The Question
A pricing colleague recently asked me if I thought cost-based pricing was outdated because of the current unstable economic climate. Her question gave me pause.
Like most other pricing consultants, I spend little time thinking about cost-based or cost-plus pricing. Our mission is to advance the client’s pricing strategy to a higher level, ideally grounded on customer value. Cost-plus pricing is usually the starting point of our engagements, never the final destination.
This is a bit ironic given that cost-plus is a standard practice for professional services firms. Their day rates are designed to cover salary and overhead costs plus a healthy margin for partner bonuses. Don’t get me wrong, I have nothing against cost-plus pricing. I put it into the category of “nice work if you can get it.” Meaning if your company has enough market power to earn its desired profit margin, go for it!
The rub is that most companies can’t make cost-plus work because they lack the market power to unilaterally set their profit margins. Other market forces block that, such as competitors (especially low cost producers), serving diverse customer segments, and disruptive technology. Layer on other macroeconomic challenges like inflation and now tariffs and it does makes you wonder whether cost-based pricing is no longer up to the task.
My response:
Cost-plus is NOT outdated! Rather, it is foundational for every pricing strategy. Prices should cover costs and make a profit. Otherwise a business cannot survive very long.
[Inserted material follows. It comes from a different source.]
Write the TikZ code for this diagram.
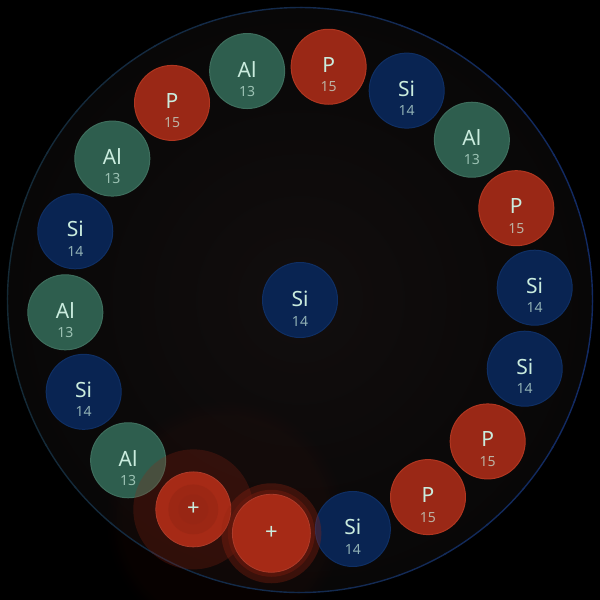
\documentclass[tikz,border=0pt]{standalone}
\usepackage{fontspec}
\setmainfont{Noto Sans}
\usetikzlibrary{fadings}
\definecolor{bgc}{RGB}{0,0,0}
\definecolor{discin}{RGB}{18,14,14}
\definecolor{discout}{RGB}{8,7,7}
\definecolor{ringR}{RGB}{18,42,100}
\definecolor{ringL}{RGB}{20,42,54}
\definecolor{alfill}{RGB}{46,94,78}
\definecolor{aledge}{RGB}{62,110,93}
\definecolor{pfill}{RGB}{154,40,22}
\definecolor{pedge}{RGB}{176,54,32}
\definecolor{sifill}{RGB}{9,36,82}
\definecolor{siedge}{RGB}{15,47,100}
\definecolor{txt}{RGB}{202,236,222}
\definecolor{plusfill}{RGB}{166,42,22}
\definecolor{plusdark}{RGB}{150,38,20}
\definecolor{halo}{RGB}{150,36,18}
\begin{document}
\begin{tikzpicture}[x=1pt,y=-1pt,
  atom/.style={circle, minimum size=75pt, inner sep=0pt, line width=1pt},
  al/.style={atom, fill=alfill, draw=aledge},
  p/.style={atom, fill=pfill, draw=pedge},
  si/.style={atom, fill=sifill, draw=siedge},
  sym/.style={inner sep=0pt, text=txt, font=\fontsize{21}{21}\selectfont},
  num/.style={inner sep=0pt, text=txt, text opacity=0.7, font=\fontsize{14}{14}\selectfont},
  plus/.style={inner sep=0pt, text=txt, font=\fontsize{22}{22}\selectfont}]
\useasboundingbox (0,0) rectangle (600,600);
\fill[bgc] (0,0) rectangle (600,600);
\coordinate (c) at (300,300);
\fill[inner color=discin, outer color=discout] (c) circle (292.5);
\fill[halo, opacity=0.05, path fading=circle with fuzzy edge 15 percent] (225,520) circle (120);
% outer ring
\foreach \k in {0,...,35}{
  \pgfmathtruncatemacro\p{50+50*cos(\k*10+5)}
  \draw[ringR!\p!ringL, line width=1.4pt] ([shift={(300,300)}]\k*10:292.5) arc[start angle=\k*10, end angle=\k*10+10.5, radius=292.5];
}
% atoms on the ring
\foreach \a/\t/\s/\n [count=\i] in {103/al/Al/13, 83/p/P/15, 63/si/Si/14, 43/al/Al/13, 23/p/P/15, 3/si/Si/14, -17/si/Si/14, -37/p/P/15, -57/p/P/15, -77/si/Si/14, -137/al/Al/13, -157/si/Si/14, -177/al/Al/13, 163/si/Si/14, 143/al/Al/13, 123/p/P/15}{
  \node[\t] (n\i) at ([shift={(300,300)}]-\a:235) {};
  \node[sym] (s\i) at ([yshift=2pt]n\i.center) {\s};
  \node[num] (z\i) at ([yshift=-20pt]n\i.center) {\n};
}
% centre atom
\node[si] (m) at (c) {};
\node[sym] (ms) at ([yshift=1pt]m.center) {Si};
\node[num] (mz) at ([yshift=-21pt]m.center) {14};
% highlighted atoms
\node[circle, minimum size=120pt, inner sep=0pt, fill=halo, fill opacity=0.25] (h1) at ([shift={(300,300)}]117:235) {};
\node[circle, minimum size=75pt, inner sep=0pt, fill=plusfill, draw=plusfill!92!white, line width=0.8pt] (q1) at (h1.center) {};
\node[circle, minimum size=50pt, inner sep=0pt, fill=plusdark, fill opacity=0.6] (q1b) at (h1.center) {};
\node[circle, minimum size=30pt, inner sep=0pt, fill=plusdark, fill opacity=0.5] (q1c) at (h1.center) {};
\node[plus] (t1) at (h1.center) {+};
\node[circle, minimum size=100pt, inner sep=0pt, fill=halo, fill opacity=0.32] (h2) at ([shift={(300,300)}]97:235) {};
\node[circle, minimum size=87pt, inner sep=0pt, fill=halo!70!black, fill opacity=0.6] (q2a) at (h2.center) {};
\node[circle, minimum size=78pt, inner sep=0pt, fill=plusfill, draw=plusfill!92!white, line width=0.8pt] (q2) at (h2.center) {};
\node[plus] (t2) at (h2.center) {+};
\end{tikzpicture}
\end{document}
Unless your company is the dominant, lowest cost producer in its industry, you will need to find an alternative strategy for competing and winning in the market. According to strategy guru Michael Porter, that means choosing where you will focus and how you differentiate your product. This is usually the moment when consultants enter the scene.
Good product packaging design and pricing policies can mitigate the cost shocks caused by macroeconomic forces. Higher ACV (annual contract value) contracts can include multiple price components, some of which can be indexed to costs or proxies.
Delivering superior customer value is the best insurance policy for protecting your profit margin. For example, raising subscription prices to fund new R&D is acceptable as long as customers expect to gain additional future benefits.
Final point: If your product is sold to businesses (B2B), offers differentiated value, and seeks to win ACVs of five digits or more, then it's not a choice, but a no- brainer. You need to do BOTH cost-based AND value-based pricing.